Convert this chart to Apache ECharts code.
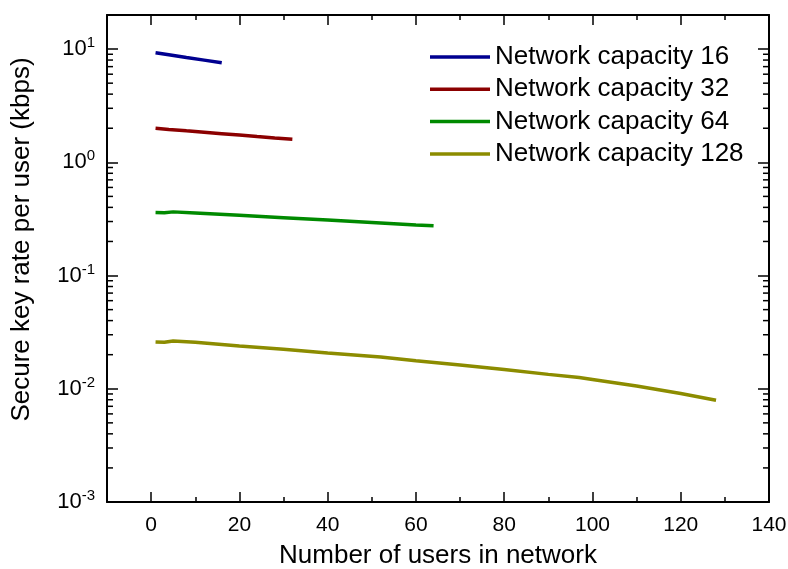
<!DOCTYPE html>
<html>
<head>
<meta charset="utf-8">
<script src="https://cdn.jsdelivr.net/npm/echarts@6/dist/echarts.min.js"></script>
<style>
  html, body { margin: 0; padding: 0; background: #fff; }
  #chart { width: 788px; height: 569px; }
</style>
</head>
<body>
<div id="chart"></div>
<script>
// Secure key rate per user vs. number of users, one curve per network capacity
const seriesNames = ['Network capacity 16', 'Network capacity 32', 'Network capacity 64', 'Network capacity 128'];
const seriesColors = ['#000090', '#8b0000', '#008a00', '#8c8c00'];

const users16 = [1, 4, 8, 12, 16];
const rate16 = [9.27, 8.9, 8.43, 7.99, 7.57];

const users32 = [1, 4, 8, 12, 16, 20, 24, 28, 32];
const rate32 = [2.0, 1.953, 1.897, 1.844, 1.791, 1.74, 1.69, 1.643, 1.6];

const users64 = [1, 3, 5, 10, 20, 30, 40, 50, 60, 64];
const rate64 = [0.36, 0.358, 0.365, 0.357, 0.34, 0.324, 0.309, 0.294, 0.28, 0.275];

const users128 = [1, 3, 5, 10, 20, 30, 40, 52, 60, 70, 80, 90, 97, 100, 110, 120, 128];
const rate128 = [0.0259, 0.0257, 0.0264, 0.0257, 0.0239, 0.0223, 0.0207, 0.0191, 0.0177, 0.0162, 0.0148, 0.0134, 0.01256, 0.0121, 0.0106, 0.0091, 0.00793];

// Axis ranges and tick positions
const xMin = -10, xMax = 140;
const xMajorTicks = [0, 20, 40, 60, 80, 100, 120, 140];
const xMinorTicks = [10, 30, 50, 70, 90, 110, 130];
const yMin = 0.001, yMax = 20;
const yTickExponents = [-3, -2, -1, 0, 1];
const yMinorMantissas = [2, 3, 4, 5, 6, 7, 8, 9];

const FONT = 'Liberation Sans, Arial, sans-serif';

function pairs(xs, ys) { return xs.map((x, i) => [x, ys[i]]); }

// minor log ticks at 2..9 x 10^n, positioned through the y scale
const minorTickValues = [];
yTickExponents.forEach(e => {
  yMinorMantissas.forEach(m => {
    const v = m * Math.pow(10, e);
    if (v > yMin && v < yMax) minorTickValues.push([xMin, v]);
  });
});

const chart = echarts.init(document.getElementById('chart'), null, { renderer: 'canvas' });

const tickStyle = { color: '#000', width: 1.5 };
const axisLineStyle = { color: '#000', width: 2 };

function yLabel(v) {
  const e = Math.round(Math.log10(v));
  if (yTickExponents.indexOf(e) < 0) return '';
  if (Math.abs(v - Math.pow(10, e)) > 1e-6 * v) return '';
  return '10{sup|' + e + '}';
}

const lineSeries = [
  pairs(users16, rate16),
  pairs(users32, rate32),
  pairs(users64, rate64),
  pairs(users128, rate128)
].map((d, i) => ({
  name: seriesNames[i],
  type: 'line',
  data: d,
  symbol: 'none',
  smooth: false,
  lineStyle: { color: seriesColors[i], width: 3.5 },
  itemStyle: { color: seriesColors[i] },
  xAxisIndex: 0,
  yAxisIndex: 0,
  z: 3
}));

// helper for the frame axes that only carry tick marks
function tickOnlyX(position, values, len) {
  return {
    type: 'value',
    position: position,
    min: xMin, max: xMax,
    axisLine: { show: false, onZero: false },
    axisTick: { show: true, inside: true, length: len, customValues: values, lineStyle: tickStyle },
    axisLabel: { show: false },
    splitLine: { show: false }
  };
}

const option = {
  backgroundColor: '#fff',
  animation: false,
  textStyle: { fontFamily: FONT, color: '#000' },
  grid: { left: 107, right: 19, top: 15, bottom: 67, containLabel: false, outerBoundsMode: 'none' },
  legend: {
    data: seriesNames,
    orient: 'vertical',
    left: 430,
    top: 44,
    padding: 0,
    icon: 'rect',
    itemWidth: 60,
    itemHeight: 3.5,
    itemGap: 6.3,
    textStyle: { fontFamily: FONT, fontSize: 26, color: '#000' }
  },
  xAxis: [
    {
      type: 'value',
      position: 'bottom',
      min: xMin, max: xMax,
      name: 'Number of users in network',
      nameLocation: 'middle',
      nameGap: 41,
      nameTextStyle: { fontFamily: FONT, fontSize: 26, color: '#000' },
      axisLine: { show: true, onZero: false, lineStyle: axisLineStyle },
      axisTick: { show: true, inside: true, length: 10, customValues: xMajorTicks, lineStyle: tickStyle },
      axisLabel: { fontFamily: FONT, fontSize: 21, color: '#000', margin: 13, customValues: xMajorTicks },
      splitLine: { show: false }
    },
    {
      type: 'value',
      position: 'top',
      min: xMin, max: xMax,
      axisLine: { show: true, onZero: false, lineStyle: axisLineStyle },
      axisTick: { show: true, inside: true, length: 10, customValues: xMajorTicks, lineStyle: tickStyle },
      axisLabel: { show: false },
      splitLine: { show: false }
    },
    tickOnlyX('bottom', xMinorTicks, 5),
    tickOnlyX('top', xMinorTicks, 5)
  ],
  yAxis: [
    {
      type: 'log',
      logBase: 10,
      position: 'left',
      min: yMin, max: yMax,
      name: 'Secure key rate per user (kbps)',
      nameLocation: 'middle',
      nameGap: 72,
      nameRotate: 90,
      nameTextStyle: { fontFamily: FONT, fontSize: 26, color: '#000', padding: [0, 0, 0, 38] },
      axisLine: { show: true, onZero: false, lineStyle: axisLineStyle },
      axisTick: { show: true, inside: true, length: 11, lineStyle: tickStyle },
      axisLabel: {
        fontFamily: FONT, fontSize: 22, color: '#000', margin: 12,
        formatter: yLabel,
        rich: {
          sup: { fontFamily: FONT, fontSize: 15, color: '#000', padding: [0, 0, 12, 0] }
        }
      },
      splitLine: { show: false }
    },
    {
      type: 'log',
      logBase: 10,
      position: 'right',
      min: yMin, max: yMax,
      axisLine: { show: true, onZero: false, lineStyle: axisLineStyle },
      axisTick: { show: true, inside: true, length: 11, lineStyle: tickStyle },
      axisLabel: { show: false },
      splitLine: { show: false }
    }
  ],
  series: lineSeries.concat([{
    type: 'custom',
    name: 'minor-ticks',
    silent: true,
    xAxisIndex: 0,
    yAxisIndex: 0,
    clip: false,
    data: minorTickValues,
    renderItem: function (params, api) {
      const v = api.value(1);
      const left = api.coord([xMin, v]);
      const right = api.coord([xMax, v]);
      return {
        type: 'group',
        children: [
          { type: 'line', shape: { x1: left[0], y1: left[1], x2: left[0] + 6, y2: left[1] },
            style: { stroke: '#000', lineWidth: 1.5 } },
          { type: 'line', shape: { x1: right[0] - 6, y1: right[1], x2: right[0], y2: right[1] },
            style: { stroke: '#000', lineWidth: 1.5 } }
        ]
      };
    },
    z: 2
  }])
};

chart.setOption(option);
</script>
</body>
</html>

» **Exercise details**: Copy the listing exactly. Any image in it stays out of the copy.

» **Result**:
Convert this chart to Apache ECharts code.
<!DOCTYPE html>
<html>
<head>
<meta charset="utf-8">
<script src="https://cdn.jsdelivr.net/npm/echarts@6/dist/echarts.min.js"></script>
<style>
  html, body { margin: 0; padding: 0; background: #fff; }
  #chart { width: 788px; height: 569px; }
</style>
</head>
<body>
<div id="chart"></div>
<script>
// Secure key rate per user vs. number of users, one curve per network capacity
const seriesNames = ['Network capacity 16', 'Network capacity 32', 'Network capacity 64', 'Network capacity 128'];
const seriesColors = ['#000090', '#8b0000', '#008a00', '#8c8c00'];

const users16 = [1, 4, 8, 12, 16];
const rate16 = [9.27, 8.9, 8.43, 7.99, 7.57];

const users32 = [1, 4, 8, 12, 16, 20, 24, 28, 32];
const rate32 = [2.0, 1.953, 1.897, 1.844, 1.791, 1.74, 1.69, 1.643, 1.6];

const users64 = [1, 3, 5, 10, 20, 30, 40, 50, 60, 64];
const rate64 = [0.36, 0.358, 0.365, 0.357, 0.34, 0.324, 0.309, 0.294, 0.28, 0.275];

const users128 = [1, 3, 5, 10, 20, 30, 40, 52, 60, 70, 80, 90, 97, 100, 110, 120, 128];
const rate128 = [0.0259, 0.0257, 0.0264, 0.0257, 0.0239, 0.0223, 0.0207, 0.0191, 0.0177, 0.0162, 0.0148, 0.0134, 0.01256, 0.0121, 0.0106, 0.0091, 0.00793];

// Axis ranges and tick positions
const xMin = -10, xMax = 140;
const xMajorTicks = [0, 20, 40, 60, 80, 100, 120, 140];
const xMinorTicks = [10, 30, 50, 70, 90, 110, 130];
const yMin = 0.001, yMax = 20;
const yTickExponents = [-3, -2, -1, 0, 1];
const yMinorMantissas = [2, 3, 4, 5, 6, 7, 8, 9];

const FONT = 'Liberation Sans, Arial, sans-serif';

function pairs(xs, ys) { return xs.map((x, i) => [x, ys[i]]); }

// minor log ticks at 2..9 x 10^n, positioned through the y scale
const minorTickValues = [];
yTickExponents.forEach(e => {
  yMinorMantissas.forEach(m => {
    const v = m * Math.pow(10, e);
    if (v > yMin && v < yMax) minorTickValues.push([xMin, v]);
  });
});

const chart = echarts.init(document.getElementById('chart'), null, { renderer: 'canvas' });

const tickStyle = { color: '#000', width: 1.5 };
const axisLineStyle = { color: '#000', width: 2 };

function yLabel(v) {
  const e = Math.round(Math.log10(v));
  if (yTickExponents.indexOf(e) < 0) return '';
  if (Math.abs(v - Math.pow(10, e)) > 1e-6 * v) return '';
  return '10{sup|' + e + '}';
}

const lineSeries = [
  pairs(users16, rate16),
  pairs(users32, rate32),
  pairs(users64, rate64),
  pairs(users128, rate128)
].map((d, i) => ({
  name: seriesNames[i],
  type: 'line',
  data: d,
  symbol: 'none',
  smooth: false,
  lineStyle: { color: seriesColors[i], width: 3.5 },
  itemStyle: { color: seriesColors[i] },
  xAxisIndex: 0,
  yAxisIndex: 0,
  z: 3
}));

// helper for the frame axes that only carry tick marks
function tickOnlyX(position, values, len) {
  return {
    type: 'value',
    position: position,
    min: xMin, max: xMax,
    axisLine: { show: false, onZero: false },
    axisTick: { show: true, inside: true, length: len, customValues: values, lineStyle: tickStyle },
    axisLabel: { show: false },
    splitLine: { show: false }
  };
}

const option = {
  backgroundColor: '#fff',
  animation: false,
  textStyle: { fontFamily: FONT, color: '#000' },
  grid: { left: 107, right: 19, top: 15, bottom: 67, containLabel: false, outerBoundsMode: 'none' },
  legend: {
    data: seriesNames,
    orient: 'vertical',
    left: 430,
    top: 44,
    padding: 0,
    icon: 'rect',
    itemWidth: 60,
    itemHeight: 3.5,
    itemGap: 6.3,
    textStyle: { fontFamily: FONT, fontSize: 26, color: '#000' }
  },
  xAxis: [
    {
      type: 'value',
      position: 'bottom',
      min: xMin, max: xMax,
      name: 'Number of users in network',
      nameLocation: 'middle',
      nameGap: 41,
      nameTextStyle: { fontFamily: FONT, fontSize: 26, color: '#000' },
      axisLine: { show: true, onZero: false, lineStyle: axisLineStyle },
      axisTick: { show: true, inside: true, length: 10, customValues: xMajorTicks, lineStyle: tickStyle },
      axisLabel: { fontFamily: FONT, fontSize: 21, color: '#000', margin: 13, customValues: xMajorTicks },
      splitLine: { show: false }
    },
    {
      type: 'value',
      position: 'top',
      min: xMin, max: xMax,
      axisLine: { show: true, onZero: false, lineStyle: axisLineStyle },
      axisTick: { show: true, inside: true, length: 10, customValues: xMajorTicks, lineStyle: tickStyle },
      axisLabel: { show: false },
      splitLine: { show: false }
    },
    tickOnlyX('bottom', xMinorTicks, 5),
    tickOnlyX('top', xMinorTicks, 5)
  ],
  yAxis: [
    {
      type: 'log',
      logBase: 10,
      position: 'left',
      min: yMin, max: yMax,
      name: 'Secure key rate per user (kbps)',
      nameLocation: 'middle',
      nameGap: 72,
      nameRotate: 90,
      nameTextStyle: { fontFamily: FONT, fontSize: 26, color: '#000', padding: [0, 0, 0, 38] },
      axisLine: { show: true, onZero: false, lineStyle: axisLineStyle },
      axisTick: { show: true, inside: true, length: 11, lineStyle: tickStyle },
      axisLabel: {
        fontFamily: FONT, fontSize: 22, color: '#000', margin: 12,
        formatter: yLabel,
        rich: {
          sup: { fontFamily: FONT, fontSize: 15, color: '#000', padding: [0, 0, 12, 0] }
        }
      },
      splitLine: { show: false }
    },
    {
      type: 'log',
      logBase: 10,
      position: 'right',
      min: yMin, max: yMax,
      axisLine: { show: true, onZero: false, lineStyle: axisLineStyle },
      axisTick: { show: true, inside: true, length: 11, lineStyle: tickStyle },
      axisLabel: { show: false },
      splitLine: { show: false }
    }
  ],
  series: lineSeries.concat([{
    type: 'custom',
    name: 'minor-ticks',
    silent: true,
    xAxisIndex: 0,
    yAxisIndex: 0,
    clip: false,
    data: minorTickValues,
    renderItem: function (params, api) {
      const v = api.value(1);
      const left = api.coord([xMin, v]);
      const right = api.coord([xMax, v]);
      return {
        type: 'group',
        children: [
          { type: 'line', shape: { x1: left[0], y1: left[1], x2: left[0] + 6, y2: left[1] },
            style: { stroke: '#000', lineWidth: 1.5 } },
          { type: 'line', shape: { x1: right[0] - 6, y1: right[1], x2: right[0], y2: right[1] },
            style: { stroke: '#000', lineWidth: 1.5 } }
        ]
      };
    },
    z: 2
  }])
};

chart.setOption(option);
</script>
</body>
</html>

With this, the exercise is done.